The next Plugin we will cover is the Connection-Plugin, that checks the number of connected Backends either against an absolute number you specify with -w for warning and -c for critical or when specifying -a as a percentage of the available connections of Postgres‘ max_connections setting. I recommend to use a percentage value as it is more flexibel as absolut numbers. Be aware, that the plugin does not take superuser_reserved_connections into account, so expect a bit lower numbers. The next example warns if more than 50% of the available connections are in use, and issues a critical state when there are more than 75% in use. As you can see, i omitted hostname, port, username and password in this case because i use a .pgpass and the defaults of the parameters work fine for me in that case. One hint about the database defined with -d that applies to this as well as the alive plugin, it doesn’t matter which database you configure for both plugins as long as the database exists and allows connections to it. The reason for this is, that the number of connections in PostgreSQL is a Cluster-wide counter. I need to mention, that theres seems to be a bug in the latest release of that plugin, -w and -c together does never issue a critical state on my System, instead it returns warning state every time.


"pg_connections": {
  "command": "/usr/local/bin/check-postgres-connections.rb -d template1 -w 50 -c 70 -a",
  "subscribers": [ "dev" ],
  "interval": 60
},

The Plugin Output looks like this:


CheckPostgresConnections OK: PostgreSQL connections under threshold: 10%, 1 out of 10 connections
CheckPostgresConnections WARNING: PostgreSQL connections at 50%, 5 out of 10 connections
CheckPostgresConnections CRITICAL: PostgreSQL connections at 70%, 7 out of 10 connections

The last plugin is somehow like the Swiss Army knife to check your database. The ‚check-postgres-query‘-Plugin allows you to execute any query against your database. You only need to make sure, that your query return a numeric value. An example of such a query is to examine the Ratio of Commits vs. Rollbacks. In contrast to the previously mentioned plugins, now you have to make sure you specified the correct database with -d because in that case we query a database-specific counter. Alternativ you can check for the number of rows returned by a query and send out an alert if there are more or less rows in a table than expected. If you like to use complexer queries as i do in these example, you should think about using views for that.
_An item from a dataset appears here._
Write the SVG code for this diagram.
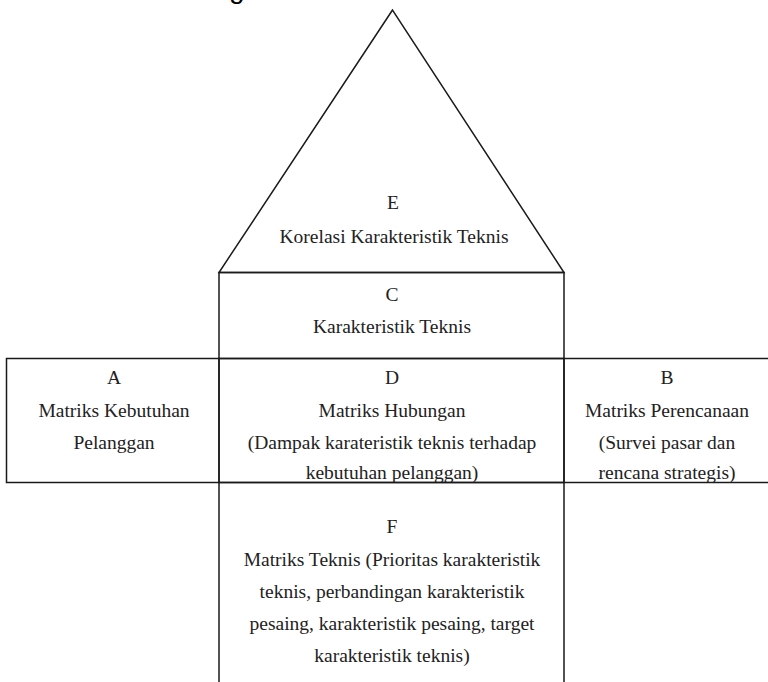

I guess this way your sensu configuration stays more readable.


"pg_commitratio": {
"command": "/usr/local/bin/check-postgres-query.rb -d template1 -q \"select round(100*xact_commit/(xact_commit+xact_rollback)::numeric,2 ) from pg_stat_database where datname = current_database();\" -w 'value < 97' -c 'value < 90'",
"subscribers": [ "dev" ],
"interval": 60
},

Another example is to query the Hitratio, blocks in shared buffers vs blocks that has to be read from disk.


"pg_hitratio": {
"command": "/usr/local/bin/check-postgres-query.rb -d template1 -q \"select round(100*blks_hit/(blks_read+blks_hit)::numeric,2 ) from pg_stat_database where datname = current_database();\" -w 'value < 97' -c 'value < 90'",
"subscribers": [ "dev" ],
"interval": 60
}

Sadly the output does not contain the value returned by the plugin in case the state is ok


CheckPostgresQuery OK: Query OK

but when the check fails, the result is included


CheckPostgresQuery WARNING: Results: [["97.83"]]

Finally i want to mention, that it is also possible to alert on metrics data in a timeseries database like Graphite by using a metric analysis checks, take a look at the Sensu documentation for details on this topic.